800 years ago the new King of England Henry III was crowned in what is now Gloucester Cathedral. This anniversary has been largely missed outside of Gloucester with the fanfare over Shakespeare and Magna Carter in the past few years so I decided to make it the topic for my post as I live in Gloucester and the Cathedral are having some commemoration events.
King Henry III was born in Winchester Castle in 1207 to King John and his second wife Isabella of Angouleme. This made him only 9 years old when his father died in 1216. The reality of having a child King meant that his position was particularly precarious but fortunately Henry’s position was strengthened by the support and guidance of the influential elder statesman William Marshall.
After the death of King John the English barons had to choose between the child Henry or the adult but French Louis. Nobody liked King John and the thought of a child of his that would take many years to reach adulthood as King was not immediately appealing but a French King was an even worse prospect for the nobility.
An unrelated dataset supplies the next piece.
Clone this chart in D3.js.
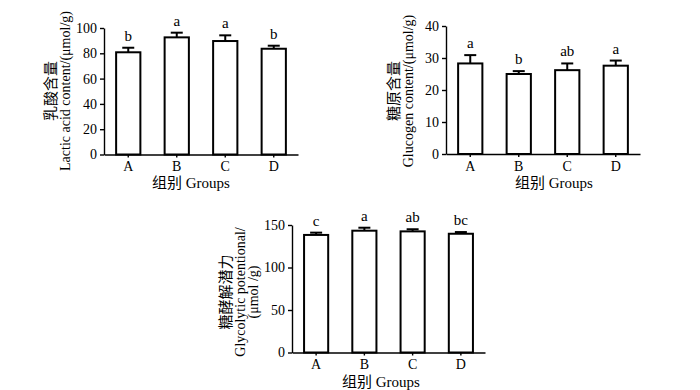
<!DOCTYPE html>
<html lang="zh">
<head>
  <meta charset="utf-8">
  <title>Lactic acid, glucogen and glycolytic potential</title>
  <style>
    body { margin: 0; background: #fff; }
    svg { display: block; font-family: "Liberation Serif", "Noto Sans CJK SC", serif; }
    .axis path, .axis line { stroke: #000; stroke-width: 1.4px; }
    .axis text { font-size: 14px; fill: #000; font-family: "Liberation Serif", serif; }
    .bar { fill: #fff; stroke: #000; stroke-width: 2px; }
    .err { stroke: #000; stroke-width: 2px; fill: none; }
  </style>
</head>
<body>
  <svg id="chart" width="700" height="390"></svg>

  <script src="https://d3js.org/d3.v7.min.js"></script>
  <script>
    // values
    const groups = ["A", "B", "C", "D"];

    const lacticMean = [80.8, 92.6, 89.7, 83.6];
    const lacticErr = [3.6, 3.7, 4.5, 2.4];
    const lacticSig = ["b", "a", "a", "b"];

    const glucogenMean = [28.3, 25.0, 26.2, 27.6];
    const glucogenErr = [2.6, 0.9, 2.1, 1.6];
    const glucogenSig = ["a", "b", "ab", "a"];

    const glycolyticMean = [138.3, 143.3, 142.5, 139.7];
    const glycolyticErr = [2.7, 3.5, 2.5, 2.0];
    const glycolyticSig = ["c", "a", "ab", "bc"];

    const svg = d3.select("#chart");

    function drawPanel(opts) {
      const { x0, x1, yTop, yBottom, yMax, yStep, means, errs, sig, cnLabel, enLabel, labelX, labelY, titleX, titleY } = opts;

      const g = svg.append("g");

      const x = d3.scaleBand()
        .domain(groups)
        .range([x0, x1])
        .paddingInner(0.5)
        .paddingOuter(0.25);

      const y = d3.scaleLinear()
        .domain([0, yMax])
        .range([yBottom, yTop]);

      // bars
      g.selectAll("rect.bar")
        .data(groups)
        .join("rect")
        .attr("class", "bar")
        .attr("x", d => x(d))
        .attr("width", x.bandwidth())
        .attr("y", (d, i) => y(means[i]))
        .attr("height", (d, i) => y(0) - y(means[i]));

      // error bars (upper only)
      const cap = 6;
      groups.forEach((d, i) => {
        const cx = x(d) + x.bandwidth() / 2;
        g.append("line").attr("class", "err")
          .attr("x1", cx).attr("x2", cx)
          .attr("y1", y(means[i])).attr("y2", y(means[i] + errs[i]));
        g.append("line").attr("class", "err")
          .attr("x1", cx - cap).attr("x2", cx + cap)
          .attr("y1", y(means[i] + errs[i])).attr("y2", y(means[i] + errs[i]));
        g.append("text")
          .attr("x", cx)
          .attr("y", y(means[i] + errs[i]) - 7)
          .attr("text-anchor", "middle")
          .attr("font-size", 15)
          .text(sig[i]);
      });

      // axes
      g.append("g")
        .attr("class", "axis")
        .attr("transform", `translate(${x0},0)`)
        .call(d3.axisLeft(y).tickValues(d3.range(0, yMax + 1, yStep)).tickSize(4).tickSizeOuter(0).tickPadding(3));

      g.append("g")
        .attr("class", "axis")
        .attr("transform", `translate(0,${yBottom})`)
        .call(d3.axisBottom(x).tickSize(3).tickSizeOuter(0).tickPadding(4));

      // y title, one rotated text per line
      const lines = [cnLabel].concat(enLabel);
      lines.forEach((t, k) => {
        g.append("text")
          .attr("transform", `translate(${labelX + k * 13 + (k > 0 ? 1 : 0)},${labelY}) rotate(-90)`)
          .attr("text-anchor", "middle")
          .attr("font-size", k === 0 ? 15 : 14)
          .attr("font-family", k === 0 ? "'Noto Sans CJK SC', sans-serif" : "'Liberation Serif', serif")
          .text(t);
      });

      // x title
      g.append("text")
        .attr("x", titleX)
        .attr("y", titleY)
        .attr("text-anchor", "middle")
        .attr("font-size", 15)
        .text("组别 Groups");
    }

    drawPanel({
      x0: 104, x1: 298, yTop: 28, yBottom: 154.5, yMax: 100, yStep: 20,
      means: lacticMean, errs: lacticErr, sig: lacticSig,
      cnLabel: "乳酸含量", enLabel: ["Lactic acid content/(μmol/g)"],
      labelX: 56, labelY: 91, titleX: 191, titleY: 188
    });

    drawPanel({
      x0: 446, x1: 640, yTop: 26, yBottom: 154, yMax: 40, yStep: 10,
      means: glucogenMean, errs: glucogenErr, sig: glucogenSig,
      cnLabel: "糖原含量", enLabel: ["Glucogen content/(μmol/g)"],
      labelX: 399, labelY: 91, titleX: 554, titleY: 188
    });

    drawPanel({
      x0: 292, x1: 485, yTop: 225, yBottom: 352.5, yMax: 150, yStep: 50,
      means: glycolyticMean, errs: glycolyticErr, sig: glycolyticSig,
      cnLabel: "糖酵解潜力", enLabel: ["Glycolytic potentional/", "(μmol /g)"],
      labelX: 231, labelY: 292, titleX: 381, titleY: 387
    });
  </script>
</body>
</html>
Most decided on supporting Henry over the French and arrangements for a regency council were made to last until he came to his majority.
Henry’s administration faced a myriad of extra problems to deal with. Rebels had invited the Dauphin of France Louis to invade England and the French forces had the south-east of the country under their control. Hindsight can trick us into believing that this invasion was of little consequence but at the time many thought the young kings position to be hopeless. This sentiment caused some loyal to the young King and the Royal council, such as the earl of Salisbury to defect. The eventual success of the Royal forces was in no way inevitable and when victory was achieved it was seen as a significant change in fortunes.
This invasion and the youth of the King coupled together had the potential to become very damaging to the position of the monarchy. To try to reinforce the authority of the monarchy the decision was made by Marshall to hold a coronation for the boy immediately. The result was a rather hastily organised ceremony in Windsor Castle. Due to the loss of many of the Royal jewels and other coronation apparel in the wash a golden circlet – a possession of Queen Isabella’s – had to be used instead of a crown.
The regency council led by the aforementioned William Marshall defeated Louis at Lincoln and his hold on the south of England evaporated after a defeat for his naval forces. Marshall also announced his intention to rule in accordance with the Magna Carta which proved to be a popular move among the nobility.
The coronation itself was held in St Peters abbey in Gloucester on the 28th October 1216 due to the deteriorating political situation in London where the ceremony would normally be conducted in Westminster abbey. The legitimacy of the coronation in Gloucester was in doubt however, due to the absence of the Archbishop of Canterbury who was banned from England by the Pope. We can assume the ceremony was fairly threadbare as the Pope called into question the legitimacy of the 1216 coronation and another was held with all necessary pomp and circumstance in Westminster abbey in 1220.
In the end the primary purpose of the 1216 coronation seems to have been to boost the legitimacy of the new King and cement support for Henry against the French. This was achieved and the Kings position cemented. In this sense the coronation could be seen as a success, even if the ceremony was minimalist in comparison to previous coronations.
So all in all the beginning of Henry III’s reign didn’t show much promise but eventually the initial problems were overcome. The success of Henry’s reign was mixed at best and ironically later on in his reign the French were supporting him against rebellious barons in the barons war. After the Magna Carta Henry’s reign heralded a new set of standards of accountability for the monarch, paving the way for the rise of parliamentary power.